Airbus's maximum take-off weight increase for the A220 is effectively a paperwork change, rather than a structural adaptation.
The MTOW hike of nearly 2.3t is due to become available from 2020, and Delta Air Lines has emerged as a customer for the upgrade.
"The level of modification is very limited," A220 programme chief Florent Massou tells FlightGlobal, mainly a matter of small reinforcements, combined with "paperwork and software".
This means the "marginal" changes can be retrofitted, he adds.
Massou indicates that Bombardier's original specification for the aircraft was probably a little conservative, and that Airbus is keen to exploit the type's full potential.
"We were answering a market request," he says. "We knew the platform was capable of doing that.
"We see it as a very dynamic programme with lots of potential."

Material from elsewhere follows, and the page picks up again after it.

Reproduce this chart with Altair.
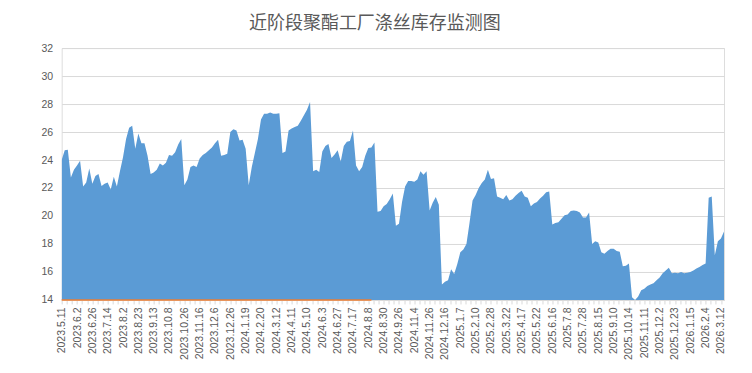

Delta Air Lines increased its A220 order to 95 aircraft during the Paris air show, by adding a further five A220-100s, and disclosed that it would take the higher-weight version.
The MTOW increase extends the range of both variants by 450nm.
Delta's agreement was one of several deals for the A220 during the show comprising 85 firm and committed aircraft.
Aside from Delta's five, these agreements included 50 for Air Lease, 20 for Nordic Aviation Capital, and 10 for an unidentified customer – which is another airline, not a lessor, says Airbus.
Airbus is aiming to deliver 45 aircraft this year, up from last year's 33. It had achieved 15 deliveries by the end of May.
The airframer has completed the transfer of procurement, supply-chain arrangements, and sales and marketing integration following its acquisition of the former Bombardier CSeries programme, and is aiming to finalise, over the next year, the support network.
Airbus is focusing on increasing the despatch reliability, and Massou says the figure is "close to" 99%, following upgrades to installations such as the cabin-management system which have provided a "tangible improvement".